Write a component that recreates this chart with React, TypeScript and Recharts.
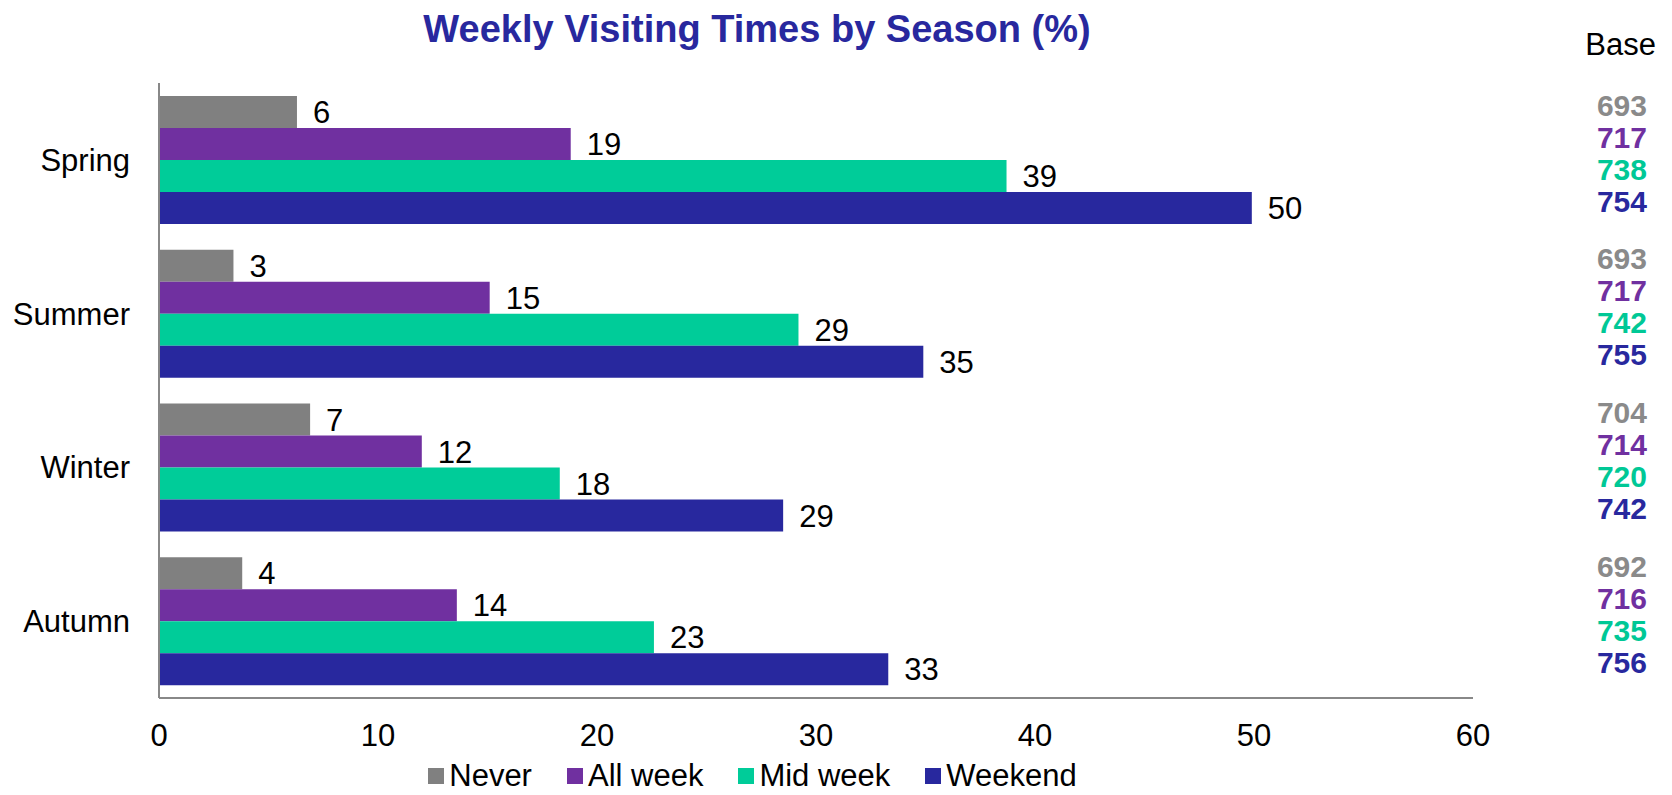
import { Bar, BarChart, LabelList, Legend, XAxis, YAxis } from 'recharts'

const seasons = ['Spring', 'Summer', 'Winter', 'Autumn']
const never = [6.3, 3.4, 6.9, 3.8]
const allWeek = [18.8, 15.1, 12.0, 13.6]
const midWeek = [38.7, 29.2, 18.3, 22.6]
const weekend = [49.9, 34.9, 28.5, 33.3]
const neverBase = [693, 693, 704, 692]
const allWeekBase = [717, 717, 714, 716]
const midWeekBase = [738, 742, 720, 735]
const weekendBase = [754, 755, 742, 756]
const xTicks = [0, 10, 20, 30, 40, 50, 60]

const FONT = '"Liberation Sans", Arial, sans-serif'
const NAVY = '#28289e'

const series = [
  { key: 'never', name: 'Never', color: '#808080', baseColor: '#8a8a8a' },
  { key: 'allWeek', name: 'All week', color: '#7030a0', baseColor: '#7030a0' },
  { key: 'midWeek', name: 'Mid week', color: '#00cc99', baseColor: '#00c896' },
  { key: 'weekend', name: 'Weekend', color: NAVY, baseColor: NAVY },
]

const data = seasons.map((season, i) => ({
  season,
  never: never[i],
  allWeek: allWeek[i],
  midWeek: midWeek[i],
  weekend: weekend[i],
  neverBase: neverBase[i],
  allWeekBase: allWeekBase[i],
  midWeekBase: midWeekBase[i],
  weekendBase: weekendBase[i],
}))

// base counts sit in a column at the right edge, lined up with each bar
const baseLabel = (color: string) => (props: any) => {
  const { y, height, value } = props
  return (
    <text
      x={1647}
      y={Number(y) + Number(height) / 2 - 7}
      textAnchor="end"
      dominantBaseline="central"
      fontSize={30}
      fontWeight="bold"
      fill={color}
      fontFamily={FONT}
    >
      {value}
    </text>
  )
}

function LegendContent() {
  return (
    <div style={{ display: 'flex', justifyContent: 'center', alignItems: 'center', fontSize: 31, lineHeight: '26px', height: 26, color: '#000' }}>
      {series.map((s, i) => (
        <div key={s.key} style={{ display: 'flex', alignItems: 'center', marginRight: i < series.length - 1 ? 35 : 0 }}>
          <span style={{ width: 16, height: 16, background: s.color, marginRight: 5, display: 'inline-block' }} />
          <span>{s.name}</span>
        </div>
      ))}
    </div>
  )
}

export default function App() {
  return (
    <div style={{ position: 'fixed', left: 0, top: 0, width: 1672, height: 795, fontFamily: FONT, background: '#fff' }}>
      <div
        style={{
          position: 'absolute', left: 0, top: 10, width: 1514, textAlign: 'center',
          fontSize: 38, lineHeight: '38px', fontWeight: 'bold', color: NAVY, zIndex: 2,
        }}
      >
        Weekly Visiting Times by Season (%)
      </div>
      <div style={{ position: 'absolute', right: 16, top: 29, fontSize: 31, lineHeight: '31px', color: '#000', zIndex: 2 }}>
        Base
      </div>
      <BarChart
        width={1672}
        height={795}
        data={data}
        layout="vertical"
        margin={{ top: 83, right: 199, bottom: 47, left: 0 }}
        barCategoryGap={13}
        barGap={0}
      >
        <XAxis
          type="number"
          domain={[0, 60]}
          ticks={xTicks}
          height={50}
          tickLine={false}
          tickSize={0}
          tickMargin={26}
          axisLine={{ stroke: '#888888', strokeWidth: 2 }}
          tick={{ fontSize: 31, fill: '#000' }}
        />
        <YAxis
          type="category"
          dataKey="season"
          width={159}
          tickLine={false}
          tickSize={0}
          tickMargin={29}
          axisLine={{ stroke: '#888888', strokeWidth: 2 }}
          tick={{ fontSize: 31, fill: '#000' }}
        />
        <Legend
          layout="horizontal"
          verticalAlign="middle"
          align="center"
          wrapperStyle={{ top: 763, left: 0, width: 1505 }}
          content={<LegendContent />}
        />
        {series.map((s) => (
          <Bar key={s.key} dataKey={s.key} name={s.name} fill={s.color} isAnimationActive={false}>
            <LabelList
              dataKey={s.key}
              position="right"
              offset={16}
              formatter={(v: any) => Math.round(Number(v))}
              fill="#000"
              fontSize={31}
            />
            <LabelList dataKey={`${s.key}Base`} content={baseLabel(s.baseColor)} />
          </Bar>
        ))}
      </BarChart>
    </div>
  )
}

TASK DIRECTIONS ▸ Make an exact copy of the data above, pictures excluded.

EXERCISE ANSWER ▸
Write a component that recreates this chart with React, TypeScript and Recharts.
import { Bar, BarChart, LabelList, Legend, XAxis, YAxis } from 'recharts'

const seasons = ['Spring', 'Summer', 'Winter', 'Autumn']
const never = [6.3, 3.4, 6.9, 3.8]
const allWeek = [18.8, 15.1, 12.0, 13.6]
const midWeek = [38.7, 29.2, 18.3, 22.6]
const weekend = [49.9, 34.9, 28.5, 33.3]
const neverBase = [693, 693, 704, 692]
const allWeekBase = [717, 717, 714, 716]
const midWeekBase = [738, 742, 720, 735]
const weekendBase = [754, 755, 742, 756]
const xTicks = [0, 10, 20, 30, 40, 50, 60]

const FONT = '"Liberation Sans", Arial, sans-serif'
const NAVY = '#28289e'

const series = [
  { key: 'never', name: 'Never', color: '#808080', baseColor: '#8a8a8a' },
  { key: 'allWeek', name: 'All week', color: '#7030a0', baseColor: '#7030a0' },
  { key: 'midWeek', name: 'Mid week', color: '#00cc99', baseColor: '#00c896' },
  { key: 'weekend', name: 'Weekend', color: NAVY, baseColor: NAVY },
]

const data = seasons.map((season, i) => ({
  season,
  never: never[i],
  allWeek: allWeek[i],
  midWeek: midWeek[i],
  weekend: weekend[i],
  neverBase: neverBase[i],
  allWeekBase: allWeekBase[i],
  midWeekBase: midWeekBase[i],
  weekendBase: weekendBase[i],
}))

// base counts sit in a column at the right edge, lined up with each bar
const baseLabel = (color: string) => (props: any) => {
  const { y, height, value } = props
  return (
    <text
      x={1647}
      y={Number(y) + Number(height) / 2 - 7}
      textAnchor="end"
      dominantBaseline="central"
      fontSize={30}
      fontWeight="bold"
      fill={color}
      fontFamily={FONT}
    >
      {value}
    </text>
  )
}

function LegendContent() {
  return (
    <div style={{ display: 'flex', justifyContent: 'center', alignItems: 'center', fontSize: 31, lineHeight: '26px', height: 26, color: '#000' }}>
      {series.map((s, i) => (
        <div key={s.key} style={{ display: 'flex', alignItems: 'center', marginRight: i < series.length - 1 ? 35 : 0 }}>
          <span style={{ width: 16, height: 16, background: s.color, marginRight: 5, display: 'inline-block' }} />
          <span>{s.name}</span>
        </div>
      ))}
    </div>
  )
}

export default function App() {
  return (
    <div style={{ position: 'fixed', left: 0, top: 0, width: 1672, height: 795, fontFamily: FONT, background: '#fff' }}>
      <div
        style={{
          position: 'absolute', left: 0, top: 10, width: 1514, textAlign: 'center',
          fontSize: 38, lineHeight: '38px', fontWeight: 'bold', color: NAVY, zIndex: 2,
        }}
      >
        Weekly Visiting Times by Season (%)
      </div>
      <div style={{ position: 'absolute', right: 16, top: 29, fontSize: 31, lineHeight: '31px', color: '#000', zIndex: 2 }}>
        Base
      </div>
      <BarChart
        width={1672}
        height={795}
        data={data}
        layout="vertical"
        margin={{ top: 83, right: 199, bottom: 47, left: 0 }}
        barCategoryGap={13}
        barGap={0}
      >
        <XAxis
          type="number"
          domain={[0, 60]}
          ticks={xTicks}
          height={50}
          tickLine={false}
          tickSize={0}
          tickMargin={26}
          axisLine={{ stroke: '#888888', strokeWidth: 2 }}
          tick={{ fontSize: 31, fill: '#000' }}
        />
        <YAxis
          type="category"
          dataKey="season"
          width={159}
          tickLine={false}
          tickSize={0}
          tickMargin={29}
          axisLine={{ stroke: '#888888', strokeWidth: 2 }}
          tick={{ fontSize: 31, fill: '#000' }}
        />
        <Legend
          layout="horizontal"
          verticalAlign="middle"
          align="center"
          wrapperStyle={{ top: 763, left: 0, width: 1505 }}
          content={<LegendContent />}
        />
        {series.map((s) => (
          <Bar key={s.key} dataKey={s.key} name={s.name} fill={s.color} isAnimationActive={false}>
            <LabelList
              dataKey={s.key}
              position="right"
              offset={16}
              formatter={(v: any) => Math.round(Number(v))}
              fill="#000"
              fontSize={31}
            />
            <LabelList dataKey={`${s.key}Base`} content={baseLabel(s.baseColor)} />
          </Bar>
        ))}
      </BarChart>
    </div>
  )
}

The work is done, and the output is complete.